I don’t know about you, but at times, my life reminds me of a gigantic jigsaw puzzle. I work hard to put all the pieces together – kids, marriage, work, friends, family, church, and ministry – but it can all become a bit overwhelming. I don’t think I’m the only one who feels this way.
We all work hard to lay out the many pieces of our lives so they will ultimately form a cohesive picture. We try to get a framework of what life is to look like, then we start putting everything together. But then something inevitably happens that causes a piece to be misplaced, or keeps us from clearly seeing the big picture. It is at these times that we need others to help us see the pieces we are missing, to see the picture from a different angle, or to connect pieces of life that we had not yet realized fit together.
Life is not intended to be spent alone. God created us to be in relationship with Him and with each other. This is why, as a church, we want everyone to be part of an intentional small group.

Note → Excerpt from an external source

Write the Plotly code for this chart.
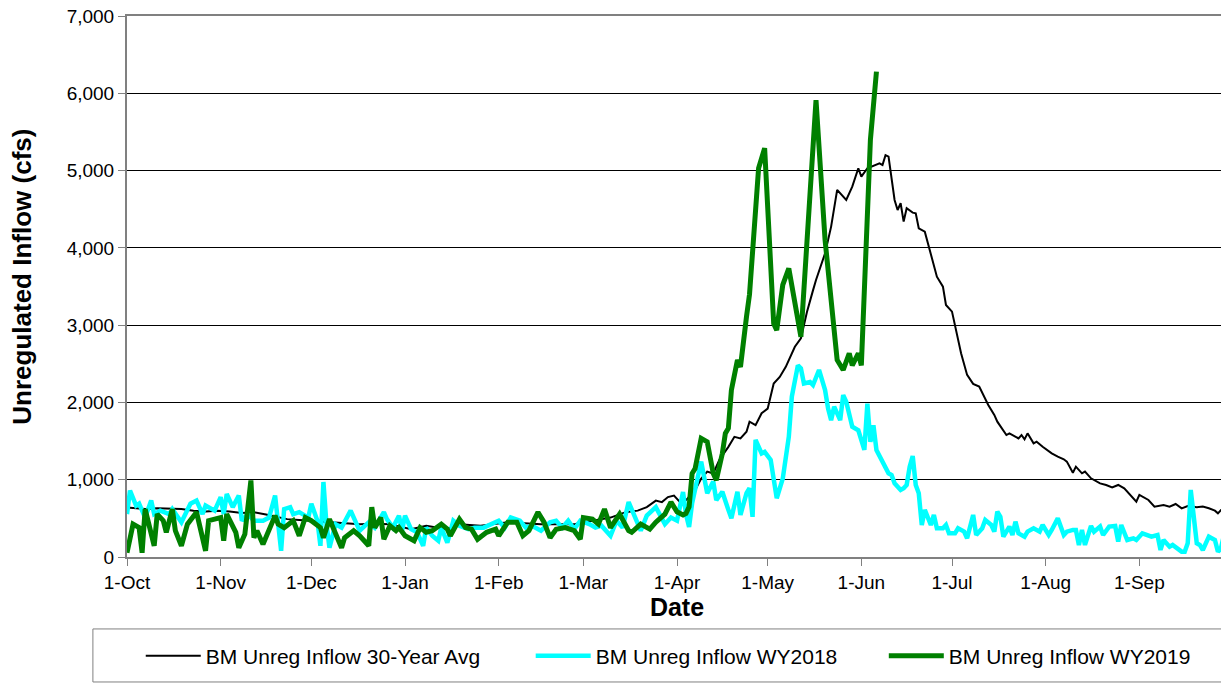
import pandas as pd
import plotly.graph_objects as go

start = pd.Timestamp("2018-10-01")

# 30-year average (day offset from 1-Oct, cfs)
avg_day = [0, 3, 6, 10, 14, 18, 22, 26, 30, 34, 38, 42, 46, 50, 53, 57, 61, 65, 68, 72, 77, 82, 87, 94, 99,
           106, 110, 117, 126, 137, 148, 154, 160, 165, 169, 172, 175, 177, 179, 181, 183, 185, 188, 190, 192,
           194, 196, 199, 201, 203, 205, 206, 208, 210, 212, 214, 216, 218, 221, 223, 225, 227, 228, 231, 233,
           235, 237, 238, 240, 242, 243, 245, 249, 250, 251, 252, 254, 255, 256, 257, 258, 260, 261, 262, 264,
           266, 268, 270, 271, 273, 275, 276, 278, 280, 282, 285, 287, 288, 291, 292, 295, 296, 297, 298, 300,
           301, 303, 306, 308, 310, 311, 313, 314, 316, 317, 319, 322, 324, 326, 328, 330, 332, 334, 335, 338,
           340, 342, 343, 345, 347, 349, 351, 354, 356, 358, 360, 361, 362, 364]
avg_cfs = [640, 630, 620, 630, 625, 620, 600, 590, 600, 590, 570, 580, 550, 510, 490, 480, 470, 460, 450, 440, 425,
           430, 425, 360, 405, 360, 425, 405, 450, 425, 425, 470, 510, 580, 600, 645, 730, 710, 775, 795, 710, 735,
           865, 1015, 1105, 1080, 1255, 1425, 1555, 1535, 1620, 1750, 1705, 1860, 1920, 2245, 2330, 2460, 2720,
           2830, 3170, 3450, 3585, 3930, 4275, 4750, 4663, 4620, 4792, 5030, 4922, 5030, 5094, 5073, 5200, 5180,
           4620, 4490, 4577, 4340, 4512, 4456, 4447, 4253, 4210, 3930, 3627, 3498, 3261, 3175, 2808, 2636, 2356,
           2240, 2205, 1968, 1839, 1751, 1578, 1600, 1535, 1578, 1522, 1600, 1470, 1492, 1427, 1341, 1298, 1264,
           1234, 1091, 1169, 1083, 1105, 1018, 953, 932, 901, 932, 889, 803, 716, 803, 738, 652, 660, 673, 652,
           686, 630, 660, 643, 652, 630, 600, 565, 608, 587]

# WY2018
wy18_day = [0, 1, 3, 4, 6, 8, 9, 11, 14, 15, 18, 20, 21, 23, 25, 26, 29, 31, 32, 33, 35, 37, 38, 40, 42, 45, 47,
            49, 50, 51, 52, 54, 55, 57, 60, 61, 63, 64, 65, 66, 67, 69, 71, 74, 76, 77, 80, 82, 85, 86, 88, 90,
            91, 92, 94, 96, 98, 99, 101, 103, 104, 106, 108, 110, 113, 115, 118, 121, 123, 125, 127, 130, 132,
            134, 137, 140, 142, 144, 146, 148, 150, 153, 155, 157, 160, 162, 164, 166, 168, 170, 172, 175, 178,
            180, 182, 184, 185, 186, 187, 189, 190, 192, 194, 195, 197, 199, 200, 202, 203, 205, 206, 207, 208,
            210, 211, 213, 215, 217, 219, 220, 222, 223, 224, 226, 227, 229, 231, 232, 233, 234, 236, 237, 238,
            240, 242, 244, 245, 246, 247, 248, 250, 252, 253, 254, 256, 257, 258, 259, 260, 261, 262, 263, 264,
            266, 267, 268, 270, 271, 272, 274, 275, 277, 278, 280, 281, 283, 284, 286, 287, 288, 289, 290, 292,
            293, 294, 295, 297, 298, 300, 302, 303, 305, 306, 308, 310, 311, 313, 314, 315, 316, 317, 319, 320,
            322, 323, 325, 327, 328, 329, 331, 333, 334, 336, 338, 339, 341, 342, 343, 345, 346, 348, 349, 350,
            351, 352, 354, 355, 356, 358, 360, 361, 362, 363, 364]
wy18_cfs = [555, 860, 665, 690, 510, 730, 555, 600, 555, 620, 450, 620, 690, 730, 555, 665, 600, 775, 555, 815,
            645, 795, 470, 555, 470, 470, 510, 795, 470, 80, 620, 645, 555, 580, 510, 690, 470, 145, 970, 425, 120,
            425, 380, 600, 425, 340, 450, 380, 580, 490, 380, 535, 340, 535, 360, 320, 145, 380, 275, 210, 380, 185,
            470, 405, 360, 380, 380, 425, 470, 380, 510, 470, 380, 405, 340, 450, 470, 380, 470, 360, 470, 425, 380,
            405, 275, 470, 380, 710, 535, 340, 535, 645, 425, 510, 470, 840, 545, 390, 695, 1080, 1235, 825, 975,
            735, 845, 610, 500, 845, 545, 825, 890, 520, 1515, 1340, 1360, 1255, 760, 1015, 1555, 2075, 2480, 2440,
            2245, 2265, 2225, 2420, 2160, 1920, 1770, 1945, 1770, 2095, 2010, 1685, 1640, 1385, 1985, 1490, 1705,
            1385, 1235, 1083, 1061, 953, 867, 889, 932, 1169, 1307, 932, 824, 414, 609, 414, 544, 371, 371, 414,
            306, 306, 371, 328, 242, 544, 285, 371, 479, 414, 328, 587, 522, 263, 393, 285, 457, 306, 263, 328, 371,
            328, 414, 285, 350, 500, 285, 328, 350, 350, 156, 350, 156, 401, 328, 393, 285, 393, 401, 200, 414, 220,
            242, 220, 306, 285, 263, 285, 91, 220, 134, 156, 91, 69, 69, 177, 867, 177, 156, 91, 263, 220, 69, 112,
            285, 306]

# WY2019
wy19_day = [0, 2, 4, 5, 6, 8, 9, 10, 12, 13, 15, 16, 18, 20, 23, 26, 27, 29, 31, 32, 33, 36, 37, 39, 41, 42, 43,
            45, 49, 50, 52, 55, 57, 59, 61, 64, 65, 67, 69, 71, 72, 75, 77, 80, 81, 82, 84, 85, 87, 89, 90, 92, 95,
            97, 99, 101, 104, 106, 107, 110, 112, 114, 116, 119, 122, 123, 126, 129, 131, 133, 136, 138, 140, 142,
            145, 148, 150, 151, 154, 156, 158, 160, 163, 166, 167, 170, 173, 175, 178, 180, 182, 184, 185, 186,
            187, 188, 190, 192, 194, 195, 197, 198, 199, 200, 202, 203, 205, 206, 209, 211, 214, 215, 217, 219,
            223, 228, 231, 234, 235, 237, 239, 240, 242, 243, 246, 248]
wy19_cfs = [55, 425, 380, 55, 620, 340, 145, 555, 470, 320, 620, 340, 145, 425, 580, 80, 470, 490, 510, 210, 555,
            320, 120, 295, 990, 250, 340, 165, 535, 425, 380, 470, 275, 510, 470, 380, 250, 490, 320, 120, 250, 340,
            275, 145, 645, 380, 510, 230, 405, 340, 380, 275, 210, 380, 320, 340, 425, 360, 275, 490, 380, 360, 230,
            320, 360, 275, 450, 450, 275, 340, 580, 450, 250, 360, 380, 340, 230, 510, 490, 425, 620, 380, 555, 340,
            320, 425, 360, 450, 555, 710, 585, 545, 565, 650, 1080, 1145, 1535, 1490, 1080, 995, 1340, 1600, 1665,
            2160, 2550, 2460, 3110, 3400, 5030, 5290, 3020, 2935, 3520, 3735, 2850, 5910, 4100, 3020, 2550, 2420,
            2635, 2480, 2635, 2480, 5400, 6280]

month_ticks = pd.date_range("2018-10-01", "2019-09-01", freq="MS")

def to_dates(days):
    return start + pd.to_timedelta(days, unit="D")

fig = go.Figure()
fig.add_trace(go.Scatter(x=to_dates(avg_day), y=avg_cfs, mode="lines", name="BM Unreg Inflow 30-Year Avg",
                         line=dict(color="black", width=2), legend="legend"))
fig.add_trace(go.Scatter(x=to_dates(wy18_day), y=wy18_cfs, mode="lines", name="BM Unreg Inflow WY2018",
                         line=dict(color="#00FFFF", width=4.5), legend="legend2"))
fig.add_trace(go.Scatter(x=to_dates(wy19_day), y=wy19_cfs, mode="lines", name="BM Unreg Inflow WY2019",
                         line=dict(color="#008000", width=5), legend="legend3"))

# page body has an 8px margin, so the figure is sized to end at the window edge
legend_style = dict(orientation="h", yanchor="middle", y=-0.183, xanchor="left", itemwidth=55,
                    bgcolor="rgba(0,0,0,0)", font=dict(family="Liberation Sans, Arial", size=21, color="black"))

fig.update_layout(
    width=1221, height=675,
    margin=dict(l=119, r=2, t=8, b=126, autoexpand=False),
    paper_bgcolor="white", plot_bgcolor="white",
    font=dict(family="Liberation Sans, Arial", size=19, color="black"),
    showlegend=True,
    legend=dict(x=0.0125, **legend_style),
    legend2=dict(x=0.367, **legend_style),
    legend3=dict(x=0.688, **legend_style),
    xaxis=dict(
        range=[pd.Timestamp("2018-10-01"), pd.Timestamp("2019-09-30")],
        tickvals=month_ticks, tickformat="%-d-%b",
        ticks="outside", ticklen=7, tickcolor="#808080", tickwidth=1,
        showline=True, linecolor="#808080", linewidth=2, mirror=True,
        showgrid=False, zeroline=False, ticklabeloverflow="allow",
        tickfont=dict(size=19),
        title=dict(text="<b>Date</b>", font=dict(size=25), standoff=2),
    ),
    yaxis=dict(
        range=[0, 7000], dtick=1000, tickformat=",",
        ticks="outside", ticklen=7, tickcolor="#808080", tickwidth=1,
        showline=True, linecolor="#808080", linewidth=2, mirror=True,
        showgrid=True, gridcolor="black", gridwidth=1, zeroline=False, ticklabeloverflow="allow",
        tickfont=dict(size=19),
    ),
    annotations=[dict(text="<b>Unregulated Inflow (cfs)</b>", xref="paper", yref="paper",
                      x=-0.0955, y=0.518, textangle=-90, showarrow=False,
                      xanchor="center", yanchor="middle", font=dict(size=26))],
    shapes=[dict(type="rect", xref="paper", yref="paper", x0=-0.031, x1=1.01, y0=-0.133, y1=-0.231,
                 line=dict(color="#808080", width=1), fillcolor="rgba(0,0,0,0)")],
)

fig.write_html("out.html")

This is why we structure the leadership of the church in teams. We need each other. Every piece matters, and we are better when we work together. We need our spouses, partners, children, friends, neighbors, small group members, and colleagues to help pick up the pieces, and to better see God’s vision for our lives.
I am grateful for my wife, Allison, the Faith staff, my friends, my extended family, and my colleagues who have always been there to help pick up the pieces, who have seen things I could not see, and who stepped in to help connect parts of the big picture for me. They have all gathered around the table with me and helped put together the pieces of a beautiful life.
Who are you grateful for this week?
How might God be calling you to help with someone else’s puzzle?
I look forward to seeing you in worship!